Both sides experienced indescribable atrocities following the sieges. On June 27, 1572, the city of Gorkum, Netherlands, which was pro-Spain, surrendered. Despite his promises to respect the lives of the city’s inhabitants, Dutch Commander Willem van der Merck sacked it. He ordered the arrest of 19 Catholics, tortured them, paraded them in a procession, exhibited them naked and sadistically subjected them to torments as they sang the Te Deum.

The screams of the wounded and mutilated overwhelmed the faint-hearted, who were pushed or trampled by those behind them.”

On October 2, 1572, the Duke of Alba’s Spanish troops appeared in the city of Mechelen [in today’s Belgium]. Panic ensued and the defending soldiers fled. The square opened its gates, but the duke ignored the terrified inhabitants’ pleas for mercy and authorized the sacking of the city. The Spanish Tercios – which made up only 10% of the duke’s troops – started the rampage, while Walloon and German soldiers continued it for the next two days. “The scenes of arson, murder and rape, which illustrated this barbarous custom again, did a disservice to the already sad reputation of Spain’s armies,” writes Hernández Garvi.

Numerous sieges (at Maastricht, Antwerp, Middleburg, Groningen, Breda) took place during this brutal war, and there were an equal number of commanders killed or maimed who were heroic in their military actions.

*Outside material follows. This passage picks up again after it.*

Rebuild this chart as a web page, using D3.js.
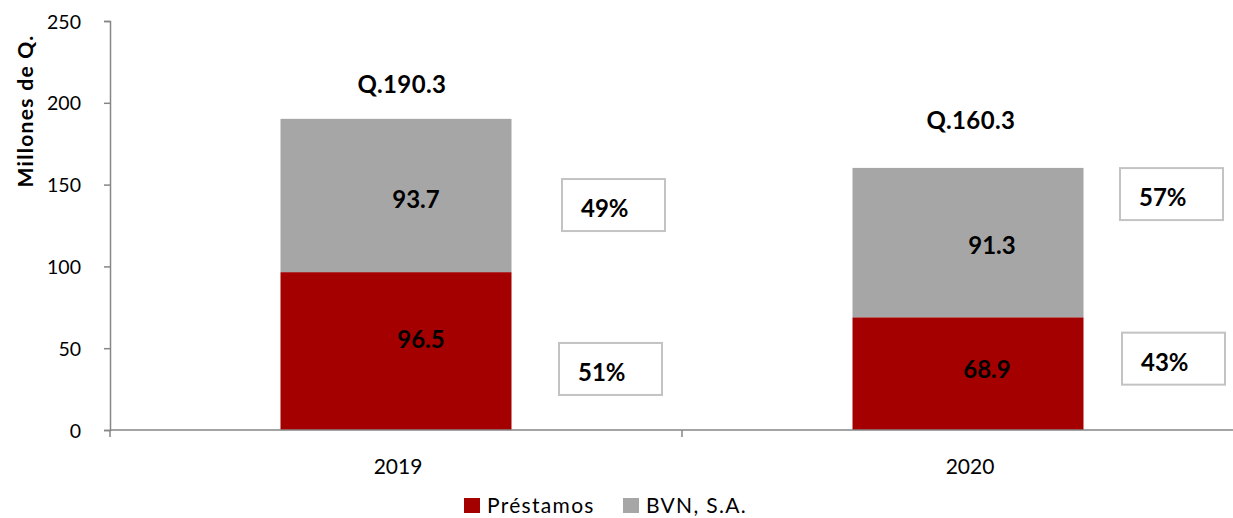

Spanish troops were true experts in organizing incredible night operations, which today we would call commando units, to cause confusion among enemy troops.

“The [Spanish Crown’s] decline was sealed at Rocroi [in France],” writes Hernández Garvi, “and the feat accomplished by the Genoese captain general [Ambrogio Spinola’s victory at Breda in favor of the Spanish monarchy] soon evaporated, like a mirage that deceived [the hopes] to which the [Hapsburg] dynasty in decline clung. Contemplating Velázquez’s marvelous painting, exhibited in Spain’s Prado Museum, with its artistic liberties and undeniable historical value, takes us back in time, closer to an era in which heroes and villains, cowards and the brave, great lords and loyal vassals, fought for glory, sharing sacrifices in a struggle that deserves to be remembered.”